The number of statements requested often depends on the amount of money you’re applying for and the length of repayment period. If you’re taking out a loan that will be repaid over a five-year span, it’s valuable for a lender to see how you’ve done over the past five years. Almost always requested by a traditional lender, if your credit score is high enough an alternative lender might not ask to see them even if you are applying for an unsecured business loan with bad credit.
Tax Returns – Revenues don’t always make up deposits into a bank account. Owner’s investments, personal loans, and cash borrowed from friends could be keeping your business afloat. Tax returns break the information on a bank statement into categories that allow a lender to better judge your business’s health.
The forms completed for a tax return depend on your type of business, i.e. if you’re structured as an LCC or S Corp, which is also information a lender needs. If you’ve only been in business a short time, a lender may ask you to provide your personal tax returns, too.
When applying for a loan with a bank or traditional lender, expect to provide your last three year’s tax returns. Alternative lenders don’t always ask for them.
Credit Card Processing Statements – Many businesses heavily rely on credit card payments to receive revenue. A credit card processing statement shows the lag between sliding the credit card and getting paid.
Alternative lenders set up weekly, bi-weekly, or monthly loan payments. It’s of particular importance to them to see how quickly you receive disbursements from your credit card processors as well as the amounts of those deposits, especially if you are applying for a merchant cash advance.
EIN or LLC number – The EIN or LLC number assigned to your business provides information to a lender on how your business is structured. S. Corp’s, sole proprietorships and LLC, each offer different legal protections. The protections that surround your business or your personal assets if you’re pledging them as collateral, impact the safety of funds lent.
A word of advice; if you’re trying to build business credit separate from your personal credit, taking out a small business loan under your EIN or LLC number is an easy way to do it.
It’s not always required, but if you do have an EIN or LLC number banks ask for it as a matter-of-course. Practice varies among alternative lenders.
Business License – Many industries, such as restaurants, hair salons or pet care shops, require licenses to operate. If you’re not in compliance with local licensing regulations you could find your business shutdown unexpectedly, which could in turn impact your revenues and repayment ability. Lenders want to know if you’re operating legally.
This number is searchable on many state commerce websites, or an underwriter can call the state and verify if you’re current on business tax payments. However, unless you’re asking for an extremely large sum of money a lender is unlikely to go to these lengths.
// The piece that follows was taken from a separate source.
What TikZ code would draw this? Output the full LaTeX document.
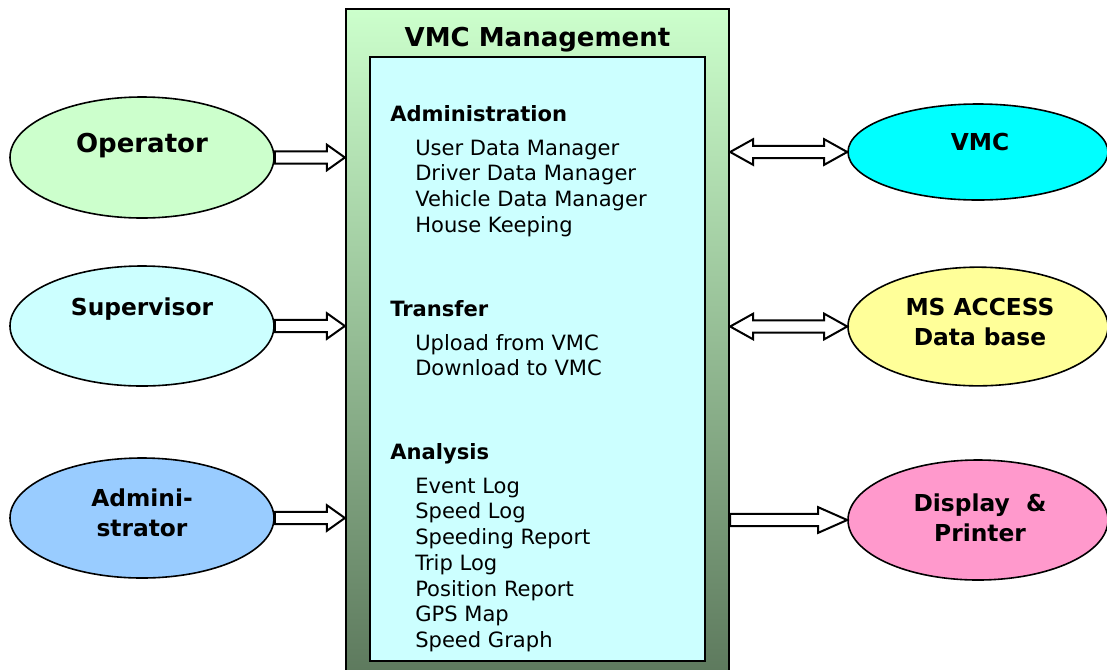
\documentclass[tikz,border=0pt]{standalone}
\usepackage{fontspec}
\setmainfont{DejaVu Sans}
\usetikzlibrary{positioning,shapes,calc}
\definecolor{lightgreen}{RGB}{204,255,204}
\definecolor{palecyan}{RGB}{204,255,255}
\definecolor{adminblue}{RGB}{153,204,255}
\definecolor{vmccyan}{RGB}{0,255,255}
\definecolor{dbyellow}{RGB}{255,255,153}
\definecolor{printpink}{RGB}{255,153,204}
\definecolor{darkgreen}{RGB}{92,120,92}

% hollow block arrow: #1 head length, #2 tail, #3 tip
\newcommand{\fatarrow}[3]{%
  \draw[fatline] let \p1=(#2), \p2=(#3) in
    (\x1,\y2+4.6pt) -- (\x2-#1,\y2+4.6pt) -- (\x2-#1,\y2+9.6pt) -- (\x2,\y2)
    -- (\x2-#1,\y2-9.6pt) -- (\x2-#1,\y2-4.6pt) -- (\x1,\y2-4.6pt) -- cycle;}
% same with a head on both ends
\newcommand{\twinarrow}[3]{%
  \draw[fatline] let \p1=(#2), \p2=(#3) in
    (\x1,\y2) -- (\x1+#1,\y2+9.6pt) -- (\x1+#1,\y2+4.6pt) -- (\x2-#1,\y2+4.6pt)
    -- (\x2-#1,\y2+9.6pt) -- (\x2,\y2) -- (\x2-#1,\y2-9.6pt) -- (\x2-#1,\y2-4.6pt)
    -- (\x1+#1,\y2-4.6pt) -- (\x1+#1,\y2-9.6pt) -- cycle;}

\begin{document}
\begin{tikzpicture}[
    x=0.75pt, y=-0.75pt,
    actor/.style={ellipse, draw, line width=1.2pt, inner sep=0pt},
    actortext/.style={anchor=base, inner sep=0pt, align=center,
      font=\fontsize{17.5}{22}\selectfont\bfseries},
    head/.style={anchor=base west, inner sep=0pt, font=\fontsize{15.8}{19}\selectfont\bfseries},
    item/.style={anchor=base west, inner sep=0pt, font=\fontsize{15.8}{19}\selectfont},
    fatline/.style={draw, fill=white, line width=1.5pt, line join=miter}
]
\useasboundingbox (0,0) rectangle (1107,669);

% Management box
\node[draw, line width=1.7pt, top color=lightgreen, bottom color=darkgreen,
  minimum width=287.25pt, minimum height=504pt] (mgmt) at (537.5,345) {};
\node[draw, line width=1.5pt, fill=palecyan,
  minimum width=251.25pt, minimum height=453pt] (inner) at (537.5,359) {};
\node[anchor=base, inner sep=0pt, font=\fontsize{19.5}{23}\selectfont\bfseries]
  (title) at (537.5,46.5) {VMC Management};

% Sections
\node[head] (admhead) at (390,121) {Administration};
\foreach \txt [count=\i] in {User Data Manager, Driver Data Manager,
    Vehicle Data Manager, House Keeping}
  \node[item] (adm-\i) at (415,{155+(\i-1)*25.75}) {\txt};

\node[head] (trfhead) at (390,316) {Transfer};
\foreach \txt [count=\i] in {Upload from VMC, Download to VMC}
  \node[item] (trf-\i) at (415,{350+(\i-1)*25.75}) {\txt};

\node[head] (anahead) at (390,459) {Analysis};
\foreach \txt [count=\i] in {Event Log, Speed Log, Speeding Report, Trip Log,
    Position Report, GPS Map, Speed Graph}
  \node[item] (ana-\i) at (415,{493+(\i-1)*25.75}) {\txt};

% Users
\node[actor, fill=lightgreen, minimum width=198pt, minimum height=90.75pt] (op) at (142,157.5) {};
\node[actortext, font=\fontsize{19.5}{23}\selectfont\bfseries] (op-text) at (142,152) {Operator};
\node[actor, fill=palecyan, minimum width=198pt, minimum height=90pt] (sup) at (142,326) {};
\node[actortext] (sup-text) at (142,315) {Supervisor};
\node[actor, fill=adminblue, minimum width=198pt, minimum height=90pt] (adm) at (142,518) {};
\node[actortext] (adm-text) at (142,536) {Admini-\\strator};

% Peripherals
\node[actor, fill=vmccyan, minimum width=195pt, minimum height=72pt] (vmc) at (978,152) {};
\node[actortext] (vmc-text) at (980,150) {VMC};
\node[actor, fill=dbyellow, minimum width=195pt, minimum height=89pt] (db) at (978,326.5) {};
\node[actortext] (db-text) at (980,345) {MS ACCESS\\Data base};
\node[actor, fill=printpink, minimum width=195pt, minimum height=90pt] (disp) at (978,520) {};
\node[actortext] (disp-text) at (980,541) {Display~~\&\\Printer};

% Arrows
\fatarrow{13.5pt}{op.east}{mgmt.west |- op.east}
\fatarrow{13.5pt}{sup.east}{mgmt.west |- sup.east}
\fatarrow{13.5pt}{adm.east}{mgmt.west |- adm.east}
\twinarrow{17.25pt}{mgmt.east |- vmc.west}{vmc.west}
\twinarrow{17.25pt}{mgmt.east |- db.west}{db.west}
\fatarrow{21.75pt}{mgmt.east |- disp.west}{disp.west}

\end{tikzpicture}
\end{document}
Proof of Ownership – if you’ve provided them with a business license and other documents, it’s less likely that a lender will request proof of ownership of your business. Lenders won’t just ask for proof of ownership of your business, however. If you’re pledging an asset as collateral, whether it’s your residence, a building or other large fixed assets, you’ll need to prove that you have the legal right to pledge that asset.
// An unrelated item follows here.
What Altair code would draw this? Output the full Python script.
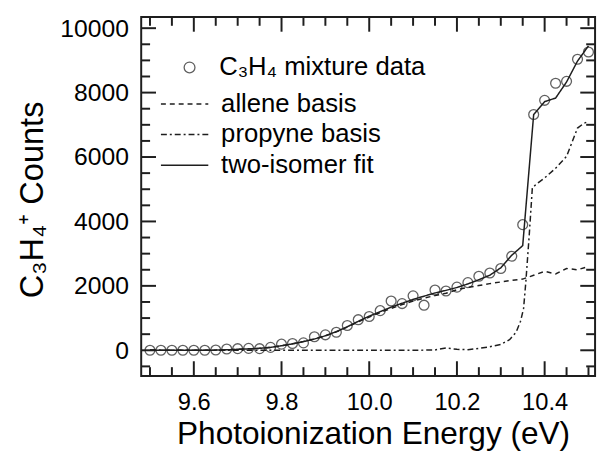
import altair as alt
import pandas as pd

# ---------------- data ----------------
energy = [9.500, 9.525, 9.550, 9.575, 9.600, 9.625, 9.650, 9.675, 9.700, 9.725,
          9.750, 9.775, 9.800, 9.825, 9.850, 9.875, 9.900, 9.925, 9.950, 9.975,
          10.000, 10.025, 10.050, 10.075, 10.100, 10.125, 10.150, 10.175, 10.200, 10.225,
          10.250, 10.275, 10.300, 10.325, 10.350, 10.375, 10.400, 10.425, 10.450, 10.475,
          10.500]

mixture_counts = [0, 0, 0, 0, 0, 0, 10, 40, 50, 60,
                  50, 90, 190, 210, 230, 420, 480, 560, 770, 950,
                  1050, 1230, 1530, 1450, 1690, 1400, 1870, 1840, 1960, 2100,
                  2300, 2400, 2540, 2920, 3900, 7320, 7760, 8290, 8350, 9035,
                  9260]

fit_counts = [0, 0, 0, 0, 0, 0, 5, 15, 30, 45,
              60, 90, 140, 200, 270, 350, 450, 580, 730, 900,
              1060, 1200, 1340, 1460, 1580, 1680, 1780, 1860, 1950, 2060,
              2190, 2330, 2560, 2950, 3250, 7320, 7720, 7830, 8330, 8980,
              9450]

allene_counts = [0, 0, 0, 0, 0, 0, 5, 15, 30, 45,
                 60, 90, 140, 200, 270, 350, 450, 570, 720, 880,
                 1030, 1170, 1300, 1420, 1530, 1620, 1700, 1770, 1880, 1950,
                 2010, 2070, 2120, 2170, 2210, 2330, 2450, 2370, 2540, 2500,
                 2600]

propyne_energy = [9.500, 9.600, 9.700, 9.800, 9.900, 10.000, 10.100, 10.150, 10.175, 10.200,
                  10.225, 10.250, 10.275, 10.300, 10.320, 10.335, 10.345, 10.352, 10.357, 10.365,
                  10.372, 10.385, 10.400, 10.425, 10.450, 10.475, 10.490, 10.500]
propyne_counts = [0, 0, 0, 0, 0, 0, 0, 10, 70, 30,
                  20, 60, 110, 180, 330, 560, 900, 1300, 2100, 3600,
                  5050, 5200, 5350, 5650, 6020, 6900, 7050, 7100]

series_names = ["allene basis", "propyne basis", "two-isomer fit"]
data_label = "C\u2083H\u2084 mixture data"

x_major = [9.6, 9.8, 10.0, 10.2, 10.4]
x_minor = [9.50, 9.55, 9.65, 9.70, 9.75, 9.85, 9.90, 9.95, 10.05, 10.10,
           10.15, 10.25, 10.30, 10.35, 10.45, 10.50]
y_major = [0, 2000, 4000, 6000, 8000, 10000]
y_minor = [-500, 500, 1000, 1500, 2500, 3000, 3500, 4500, 5000, 5500,
           6500, 7000, 7500, 8500, 9000, 9500]

# ---------------- styling ----------------
FONT = "Liberation Sans"
INK = "#1e1e1e"
W, H = 460, 364
MAJ, MIN = 15, 9

xs = alt.Scale(domain=[9.48, 10.515], nice=False, zero=False)
ys = alt.Scale(domain=[-800, 10350], nice=False, zero=False)

xaxis = alt.Axis(values=x_major, format=".1f", ticks=False, tickSize=0, domain=False, grid=False,
                 labelFont=FONT, labelFontSize=24, labelColor="black", labelPadding=15,
                 title="Photoionization Energy (eV)", titleFont=FONT, titleFontSize=32,
                 titleFontWeight="normal", titleColor="black", titleX=235, titleY=58,
                 titleBaseline="middle", titleAlign="center")
yaxis = alt.Axis(values=y_major, format="d", ticks=False, tickSize=0, domain=False, grid=False,
                 labelFont=FONT, labelFontSize=25, labelColor="black", labelPadding=13,
                 title="C\u2083H\u2084\u207a Counts", titleFont=FONT, titleFontSize=33,
                 titleFontWeight="normal", titleColor="black", titleX=-110, titleY=185,
                 titleBaseline="middle", titleAlign="center")


def X(field="E"):
    return alt.X(f"{field}:Q", scale=xs, axis=xaxis)


def Y(field="C"):
    return alt.Y(f"{field}:Q", scale=ys, axis=yaxis)


rows = []
for e, c in zip(energy, allene_counts):
    rows.append({"E": e, "C": c, "series": "allene basis"})
for e, c in zip(propyne_energy, propyne_counts):
    rows.append({"E": e, "C": c, "series": "propyne basis"})
for e, c in zip(energy, fit_counts):
    rows.append({"E": e, "C": c, "series": "two-isomer fit"})
lines_df = pd.DataFrame(rows)

pts_df = pd.DataFrame({"E": energy, "C": mixture_counts, "kind": [data_label] * len(energy)})

lines = alt.Chart(lines_df).mark_line(strokeWidth=1.5, color=INK).encode(
    x=X(), y=Y(),
    strokeDash=alt.StrokeDash(
        "series:N",
        scale=alt.Scale(domain=series_names, range=[[5, 4], [6, 3, 2, 3], [1, 0]]),
        legend=alt.Legend(title=None, orient="none", legendX=19, legendY=73,
                          symbolType="stroke", symbolSize=2304, symbolStrokeWidth=1.5,
                          symbolStrokeColor=INK, labelFont=FONT, labelFontSize=26,
                          labelColor="black", labelLimit=400, clipHeight=30.5,
                          rowPadding=0, padding=0, labelOffset=12),
    ),
)

points = alt.Chart(pts_df).mark_point(filled=False, size=100, strokeWidth=1.3, color=INK).encode(
    x=X(), y=Y(),
    shape=alt.Shape(
        "kind:N",
        scale=alt.Scale(domain=[data_label], range=["circle"]),
        legend=alt.Legend(title=None, orient="none", legendX=36, legendY=36,
                          symbolSize=120, symbolStrokeWidth=1.3, symbolStrokeColor=INK,
                          symbolFillColor="transparent", labelFont=FONT, labelFontSize=26,
                          labelColor="black", labelLimit=400, clipHeight=30.5,
                          rowPadding=0, padding=0, labelOffset=17),
    ),
)


def xticks(vals, length, bottom):
    df = pd.DataFrame({"E": vals})
    y0, y1 = (H, H - length) if bottom else (0, length)
    return alt.Chart(df).mark_rule(color=INK, strokeWidth=2).encode(
        x=X(), y=alt.value(y0), y2=alt.value(y1))


def yticks(vals, length, left):
    df = pd.DataFrame({"C": vals})
    x0, x1 = (0, length) if left else (W, W - length)
    return alt.Chart(df).mark_rule(color=INK, strokeWidth=2).encode(
        y=Y(), x=alt.value(x0), x2=alt.value(x1))


tick_layers = [
    xticks(x_major, MAJ, True), xticks(x_minor, MIN, True),
    xticks(x_major, MAJ, False), xticks(x_minor, MIN, False),
    yticks(y_major, MAJ, True), yticks(y_minor, MIN, True),
    yticks(y_major, MAJ, False), yticks(y_minor, MIN, False),
]

chart = alt.layer(lines, points, *tick_layers).properties(
    width=W, height=H,
    autosize=alt.AutoSizeParams(type="none"),
    padding={"left": 135, "top": 6, "right": 5, "bottom": 78},
    background="white",
).configure_view(stroke=INK, strokeWidth=2)

chart.save("out.html", embed_options={"renderer": "svg", "actions": False})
Proof of Length of Time in Business – If you’ve been in business for ten years, you’re a better risk than a business that’s only had its doors open six months. Demonstrated longevity implies that you’ve been successful at generating revenues and satisfying creditors.
Sometimes a lender asks for an LCC or EIN number because they can look up when it was issued and verify how long you’ve been in business. This information is less relevant for short-term loans.
Leases – Your business could otherwise have excellent financials but if you’re a brick and mortar business and unexpectedly lose your space you could be forced to close down. A commercial lease allows you to remain operating in a building even if it’s sold. If your lease has three years left on it, a lender is reasonably assured that you’ll remain in operation.
If you’re applying for a short-term loan, the lender probably won’t need this information.
Information on Any Other Loans Outstanding – While listed on your credit report, a credit report doesn’t show the loan’s terms. Subordination clauses, repayment schedules, and default penalties all impact your business’s ability to repay another lender.
Plan on sending in copies of the loan documents related to other small business loans and contact information for those lenders. You might have to sign a form authorizing those lenders to release information to the bank where you’re applying. While other loans outstanding don’t automatically disqualify you from obtaining more credit elsewhere, too many loans or loans that are in default will raise red flags.
Short term business lenders might not care as long as your cash flow and financials demonstrate that you can repay their loan, too. More conservative traditional lenders and banks usually err on the side of requesting more information than needed, and will want to see these documents.